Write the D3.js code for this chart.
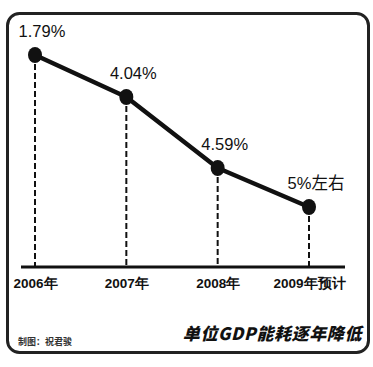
<!DOCTYPE html>
<html><head><meta charset="utf-8">
<script src="https://cdn.jsdelivr.net/npm/d3@7"></script>
<style>html,body{margin:0;padding:0;background:#fff;}svg{display:block;}</style>
</head><body>
<svg id="c" width="373" height="367"></svg>
<script>
const years = ["2006年", "2007年", "2008年", "2009年预计"];
const rates = [1.79, 4.04, 4.59, 5];
const rateLabels = ["1.79%", "4.04%", "4.59%", "5%左右"];
// plotted height of each point (illustrative level)
const levels = [100, 80.2, 46.7, 28.3];
const title = "单位GDP能耗逐年降低";
const credit = "制图：祝君骏";

const svg = d3.select("#c");
const ink = "#111";

svg.append("rect").attr("x", 7.5).attr("y", 13.5).attr("width", 361).attr("height", 339)
  .attr("rx", 12).attr("fill", "#fff").attr("stroke", "#222").attr("stroke-width", 3);

const x = d3.scalePoint().domain(years).range([35, 309]);
const y = d3.scaleLinear().domain([0, 100]).range([267, 55]);

const data = years.map((yr, i) => ({yr, rate: rates[i], label: rateLabels[i], level: levels[i]}));

// dashed drop lines
svg.selectAll("line.drop").data(data).enter().append("line")
  .attr("x1", d => x(d.yr)).attr("x2", d => x(d.yr))
  .attr("y1", d => y(d.level)).attr("y2", y(0))
  .attr("stroke", ink).attr("stroke-width", 2).attr("stroke-dasharray", "6,3");

// baseline axis
const axis = d3.axisBottom(x).tickSize(0).tickPadding(18);
const gAx = svg.append("g").attr("transform", `translate(0,${y(0)})`).call(axis);
gAx.select(".domain").remove();
gAx.append("line").attr("x1", 21).attr("x2", 345).attr("y1", 0).attr("y2", 0)
  .attr("stroke", ink).attr("stroke-width", 3);
gAx.selectAll(".tick text").attr("fill", ink)
  .attr("font-family", "'Liberation Sans Narrow', 'Liberation Sans', sans-serif")
  .attr("font-weight", "bold").attr("font-size", 13.5)
  .attr("dy", "0.2em");

// line
svg.append("path").datum(data)
  .attr("d", d3.line().x(d => x(d.yr)).y(d => y(d.level)))
  .attr("fill", "none").attr("stroke", ink).attr("stroke-width", 4.5).attr("stroke-linejoin", "round");

svg.selectAll("ellipse.pt").data(data).enter().append("ellipse")
  .attr("cx", d => x(d.yr)).attr("cy", d => y(d.level))
  .attr("rx", 7).attr("ry", 8).attr("fill", ink);

svg.selectAll("text.val").data(data).enter().append("text")
  .attr("x", d => x(d.yr) + 7).attr("y", d => y(d.level) - 18)
  .attr("text-anchor", "middle")
  .attr("font-family", "'Liberation Sans', 'Noto Sans CJK SC', sans-serif")
  .attr("font-size", 16.5).attr("fill", ink)
  .text(d => d.label);

svg.append("text").attr("x", 362).attr("y", 340).attr("text-anchor", "end")
  .attr("font-family", "'Noto Sans CJK SC', sans-serif").attr("font-weight", "900")
  .attr("font-style", "italic").attr("font-size", 17).attr("letter-spacing", 0.6)
  .attr("fill", ink).text(title);

svg.append("text").attr("x", 18).attr("y", 345)
  .attr("font-family", "'Noto Sans CJK SC', serif").attr("font-weight", "bold")
  .attr("font-size", 9).attr("fill", "#333").text(credit);
</script>
</body></html>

◆ Exercise aim: Reproduce all of the data exactly; the pictures do not belong in the copy.

◆ Final result:
Write the D3.js code for this chart.
<!DOCTYPE html>
<html><head><meta charset="utf-8">
<script src="https://cdn.jsdelivr.net/npm/d3@7"></script>
<style>html,body{margin:0;padding:0;background:#fff;}svg{display:block;}</style>
</head><body>
<svg id="c" width="373" height="367"></svg>
<script>
const years = ["2006年", "2007年", "2008年", "2009年预计"];
const rates = [1.79, 4.04, 4.59, 5];
const rateLabels = ["1.79%", "4.04%", "4.59%", "5%左右"];
// plotted height of each point (illustrative level)
const levels = [100, 80.2, 46.7, 28.3];
const title = "单位GDP能耗逐年降低";
const credit = "制图：祝君骏";

const svg = d3.select("#c");
const ink = "#111";

svg.append("rect").attr("x", 7.5).attr("y", 13.5).attr("width", 361).attr("height", 339)
  .attr("rx", 12).attr("fill", "#fff").attr("stroke", "#222").attr("stroke-width", 3);

const x = d3.scalePoint().domain(years).range([35, 309]);
const y = d3.scaleLinear().domain([0, 100]).range([267, 55]);

const data = years.map((yr, i) => ({yr, rate: rates[i], label: rateLabels[i], level: levels[i]}));

// dashed drop lines
svg.selectAll("line.drop").data(data).enter().append("line")
  .attr("x1", d => x(d.yr)).attr("x2", d => x(d.yr))
  .attr("y1", d => y(d.level)).attr("y2", y(0))
  .attr("stroke", ink).attr("stroke-width", 2).attr("stroke-dasharray", "6,3");

// baseline axis
const axis = d3.axisBottom(x).tickSize(0).tickPadding(18);
const gAx = svg.append("g").attr("transform", `translate(0,${y(0)})`).call(axis);
gAx.select(".domain").remove();
gAx.append("line").attr("x1", 21).attr("x2", 345).attr("y1", 0).attr("y2", 0)
  .attr("stroke", ink).attr("stroke-width", 3);
gAx.selectAll(".tick text").attr("fill", ink)
  .attr("font-family", "'Liberation Sans Narrow', 'Liberation Sans', sans-serif")
  .attr("font-weight", "bold").attr("font-size", 13.5)
  .attr("dy", "0.2em");

// line
svg.append("path").datum(data)
  .attr("d", d3.line().x(d => x(d.yr)).y(d => y(d.level)))
  .attr("fill", "none").attr("stroke", ink).attr("stroke-width", 4.5).attr("stroke-linejoin", "round");

svg.selectAll("ellipse.pt").data(data).enter().append("ellipse")
  .attr("cx", d => x(d.yr)).attr("cy", d => y(d.level))
  .attr("rx", 7).attr("ry", 8).attr("fill", ink);

svg.selectAll("text.val").data(data).enter().append("text")
  .attr("x", d => x(d.yr) + 7).attr("y", d => y(d.level) - 18)
  .attr("text-anchor", "middle")
  .attr("font-family", "'Liberation Sans', 'Noto Sans CJK SC', sans-serif")
  .attr("font-size", 16.5).attr("fill", ink)
  .text(d => d.label);

svg.append("text").attr("x", 362).attr("y", 340).attr("text-anchor", "end")
  .attr("font-family", "'Noto Sans CJK SC', sans-serif").attr("font-weight", "900")
  .attr("font-style", "italic").attr("font-size", 17).attr("letter-spacing", 0.6)
  .attr("fill", ink).text(title);

svg.append("text").attr("x", 18).attr("y", 345)
  .attr("font-family", "'Noto Sans CJK SC', serif").attr("font-weight", "bold")
  .attr("font-size", 9).attr("fill", "#333").text(credit);
</script>
</body></html>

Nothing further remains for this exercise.